■ **Task instructions**
Would you pull out every line of the material that contains the string "chart"?

╭─ Data segment

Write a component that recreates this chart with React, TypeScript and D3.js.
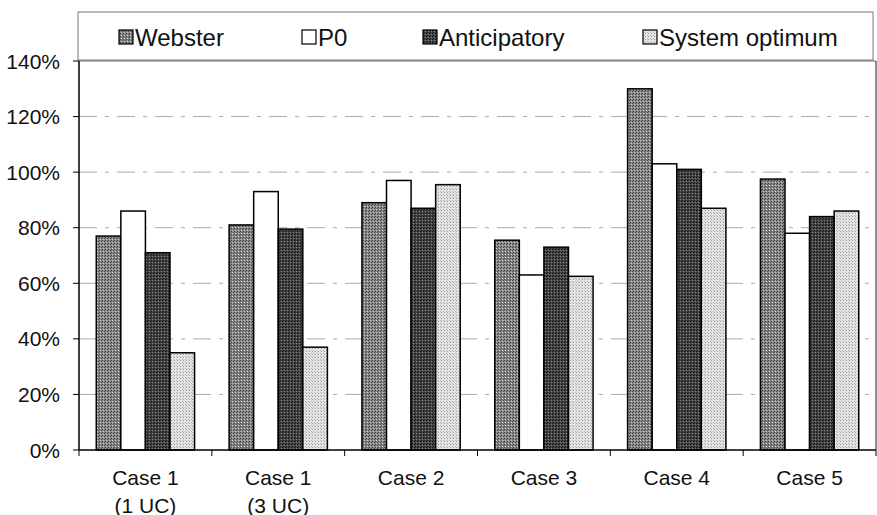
import React from 'react';
import * as d3 from 'd3';

// chart values (fractions of 1)
const categories = ['Case 1|(1 UC)', 'Case 1|(3 UC)', 'Case 2', 'Case 3', 'Case 4', 'Case 5'];
const seriesNames = ['Webster', 'P0', 'Anticipatory', 'System optimum'];
const webster = [0.77, 0.81, 0.89, 0.755, 1.3, 0.975];
const p0 = [0.86, 0.93, 0.97, 0.63, 1.03, 0.78];
const anticipatory = [0.71, 0.795, 0.87, 0.73, 1.01, 0.84];
const systemOptimum = [0.35, 0.37, 0.955, 0.625, 0.87, 0.86];
const yTicks = [0, 0.2, 0.4, 0.6, 0.8, 1.0, 1.2, 1.4];

const seriesValues = [webster, p0, anticipatory, systemOptimum];
const fills = ['url(#patWeb)', '#ffffff', 'url(#patAnt)', 'url(#patSys)'];
const legendX = [119, 302, 423, 643];

const W = 877;
const H = 515;
const plot = { left: 79, right: 876, top: 61, bottom: 450 };
const font = 'Liberation Sans, Arial, sans-serif';

function App() {
  const x0 = d3.scaleBand<string>().domain(categories).range([plot.left, plot.right]).padding(0);
  const bw = x0.bandwidth();
  const x1 = d3
    .scaleBand<string>()
    .domain(seriesNames)
    .range([bw * 0.13, bw * 0.87])
    .padding(0);
  const y = d3.scaleLinear().domain([0, 1.4]).range([plot.bottom, plot.top]);
  const fmt = d3.format('.0%');

  return (
    <svg width={W} height={H} style={{ position: 'absolute', left: 0, top: 0, background: '#fff' }}>
      <defs>
        {/* halftone-ish fills like the scanned original */}
        <pattern id="patWeb" width="3" height="3" patternUnits="userSpaceOnUse">
          <rect width="3" height="3" fill="#8a8a8a" />
          <rect x="0" y="0" width="1" height="1" fill="#3a3a3a" />
          <rect x="2" y="1" width="1" height="1" fill="#4a4a4a" />
          <rect x="1" y="2" width="1" height="1" fill="#c8c8c8" />
        </pattern>
        <pattern id="patAnt" width="3" height="3" patternUnits="userSpaceOnUse">
          <rect width="3" height="3" fill="#444" />
          <rect x="0" y="0" width="1" height="1" fill="#111" />
          <rect x="2" y="1" width="1" height="1" fill="#888" />
          <rect x="1" y="2" width="1" height="1" fill="#222" />
        </pattern>
        <pattern id="patSys" width="3" height="3" patternUnits="userSpaceOnUse">
          <rect width="3" height="3" fill="#e4e4e4" />
          <rect x="0" y="0" width="1" height="1" fill="#9a9a9a" />
          <rect x="2" y="2" width="1" height="1" fill="#b5b5b5" />
        </pattern>
      </defs>

      {/* legend box */}
      <rect x={78} y={12} width={795} height={48} fill="#fff" stroke="#777" strokeWidth={1} />
      {seriesNames.map((s, i) => (
        <g key={s}>
          <rect x={legendX[i]} y={30} width={14} height={14} fill={fills[i]} stroke="#000" strokeWidth={1.2} />
          <text
            x={legendX[i] + 16}
            y={37}
            dominantBaseline="central"
            fontFamily={font}
            fontSize={24}
            fill="#111"
          >
            {s}
          </text>
        </g>
      ))}

      {/* gridlines */}
      {yTicks.slice(1, -1).map((t) => (
        <line
          key={t}
          x1={plot.left}
          x2={plot.right}
          y1={y(t)}
          y2={y(t)}
          stroke="#aaa"
          strokeWidth={1}
          strokeDasharray="18 8 4 8"
        />
      ))}
      {/* plot frame top/right */}
      <line x1={plot.left} x2={plot.right} y1={plot.top} y2={plot.top} stroke="#666" strokeWidth={1} />
      <line x1={plot.right} x2={plot.right} y1={plot.top} y2={plot.bottom} stroke="#444" strokeWidth={1.2} />

      {/* bars */}
      {seriesValues.map((vals, si) =>
        vals.map((v, ci) => (
          <rect
            key={`${si}-${ci}`}
            x={(x0(categories[ci]) ?? 0) + (x1(seriesNames[si]) ?? 0)}
            y={y(v)}
            width={x1.bandwidth()}
            height={y(0) - y(v)}
            fill={fills[si]}
            stroke="#000"
            strokeWidth={1.5}
          />
        ))
      )}

      {/* y axis */}
      <line x1={plot.left} x2={plot.left} y1={plot.top} y2={plot.bottom} stroke="#000" strokeWidth={1.5} />
      {yTicks.map((t) => (
        <g key={t}>
          <line x1={plot.left - 6} x2={plot.left} y1={y(t)} y2={y(t)} stroke="#000" strokeWidth={1} />
          <text
            x={plot.left - 19}
            y={y(t)}
            textAnchor="end"
            dominantBaseline="central"
            fontFamily={font}
            fontSize={21}
            fill="#111"
          >
            {fmt(t)}
          </text>
        </g>
      ))}

      {/* x axis */}
      <line x1={plot.left} x2={plot.right} y1={plot.bottom} y2={plot.bottom} stroke="#000" strokeWidth={1.5} />
      {categories.map((c) => (
        <line
          key={`t-${c}`}
          x1={x0(c) ?? 0}
          x2={x0(c) ?? 0}
          y1={plot.bottom}
          y2={plot.bottom + 6}
          stroke="#000"
          strokeWidth={1}
        />
      ))}
      <line x1={plot.right} x2={plot.right} y1={plot.bottom} y2={plot.bottom + 6} stroke="#000" strokeWidth={1} />
      {categories.map((c) => {
        const cx = (x0(c) ?? 0) + bw / 2;
        return (
          <text key={`l-${c}`} textAnchor="middle" fontFamily={font} fontSize={21} fill="#111">
            {c.split('|').map((line, li) => (
              <tspan key={li} x={cx} y={477 + li * 28} dominantBaseline="central">
                {line}
              </tspan>
            ))}
          </text>
        );
      })}
    </svg>
  );
}

export default App;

╰─

■ **Full answer**
Write a component that recreates this chart with React, TypeScript and D3.js.
// chart values (fractions of 1)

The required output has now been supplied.